Gloria: What else do I say wrong?
Jay: Well, it's not "blessings in the skies." It's "blessings in disguise."
Gloria: What else?
Jay: "Carpal tunnel syndrome" is not "carpool tunnel syndrome."
Gloria: And what else?
Jay: It's not "vo-lump-tuous."
Gloria: Okay, enough. I know that I have an accent, but people understand me just fine.
Jay: What the hell is this?
Gloria: I told you, Jay. I called your secretary and told her to order you a box of baby cheeses. [Jay holds up a figure of the baby Jesus] Oh, so now that is my fault too.

Quote from Gloria

Jay: Honey, look. English is your second language.
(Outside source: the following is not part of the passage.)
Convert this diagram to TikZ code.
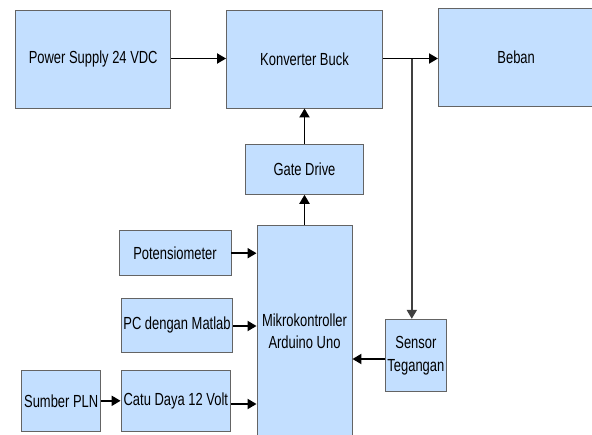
\documentclass[tikz,border=0pt]{standalone}
\usepackage{fontspec}
\newfontfamily\diafont[FakeStretch=0.74]{Liberation Sans}
\usetikzlibrary{arrows.meta}
\definecolor{boxfill}{RGB}{195,223,255}
\definecolor{boxline}{RGB}{100,100,100}
\tikzset{
  blk/.style={draw=boxline, line width=0.9pt, fill=boxfill, inner sep=0pt,
    font=\diafont\fontsize{17.5}{22.5}\selectfont, align=center},
  conn/.style={line width=1.9pt, -{Triangle[length=9pt,width=10pt]}},
}
\begin{document}
\begin{tikzpicture}[x=1pt,y=-1pt]
\useasboundingbox (0,0) rectangle (592,434);
\node[blk, minimum width=155pt, minimum height=98pt] (ps) at (93.2,59) {Power Supply 24 VDC};
\node[blk, minimum width=156pt, minimum height=98pt] (kb) at (304.5,59) {Konverter Buck};
\node[blk, minimum width=162pt, minimum height=98pt, anchor=north west,
      align=left, text width=44pt, inner xsep=59pt] (beban) at (438,8) {Beban};
\node[blk, minimum width=117.7pt, minimum height=49.6pt] (gd) at (304.5,169.5) {Gate Drive};
\node[blk, minimum width=95pt, minimum height=212pt] (mk) at (304.5,331.3) {Mikrokontroller\\Arduino Uno};
\node[blk, minimum width=112pt, minimum height=45pt] (pot) at (175,253.2) {Potensiometer};
\node[blk, minimum width=111.8pt, minimum height=53.7pt] (pc) at (177,325.2) {PC dengan Matlab};
\node[blk, minimum width=79pt, minimum height=61.7pt] (pln) at (61.2,400.8) {Sumber PLN};
\node[blk, minimum width=109.5pt, minimum height=61.7pt] (catu) at (175.8,400.8) {Catu Daya 12 Volt};
\node[blk, minimum width=60.3pt, minimum height=72.4pt] (sens) at (415.9,355.5) {Sensor\\Tegangan};
\coordinate (br) at (411.8,58.5);
% connectors
\draw[conn] ([yshift=0.5pt]ps.east) -- ([yshift=0.5pt]kb.west);
\draw[conn] ([yshift=0.5pt]kb.east) -- ([yshift=0.5pt]kb.east -| beban.west);
\draw[conn, draw=black!75] (br) -- (br |- sens.north);
\draw[conn] (gd.north) -- (kb.south);
\draw[conn] (mk.north) -- (gd.south);
\draw[conn] (pot.east) -- (pot.east -| mk.west);
\draw[conn] ([yshift=-0.8pt]pc.east) -- ([yshift=-0.8pt]pc.east -| mk.west);
\draw[conn] (pln.east) -- (catu.west);
\draw[conn] ([yshift=-3.2pt]catu.east) -- ([yshift=-3.2pt]catu.east -| mk.west);
\draw[conn] ([yshift=-3.5pt]sens.west) -- ([yshift=-3.5pt]sens.west -| mk.east);
\end{tikzpicture}
\end{document}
You're doin' great.
Gloria: Yeah, you're not helping by protecting my feelings. I want you to be honest with me.
Jay: Okay, well, I may have noticed some tiny little mistakes you might want to take a look at.
Gloria: Like what?
Jay: Just little mispronunciations. Like, for example, last night you said we live in a "doggy-dog" world.
Gloria: So?
Jay: It's "dog-eat-dog" world.
Gloria: Yeah, but that doesn't make any sense. Who wants to live in a world where dogs eat each other? Doggy-dog world is a beautiful world full of little puppies.

Quote from Alex

Claire: How about you, Alex?
Alex: I haven't really thought about it. I've got, like, three huge exams tomorrow.
Claire: Honey, you can't just slap something together at the last minute. If you gave this costume half as much time and attention as you give your homework, you wouldn't be in this situation.
Alex: Can I remind you you have one child who's not mediocre?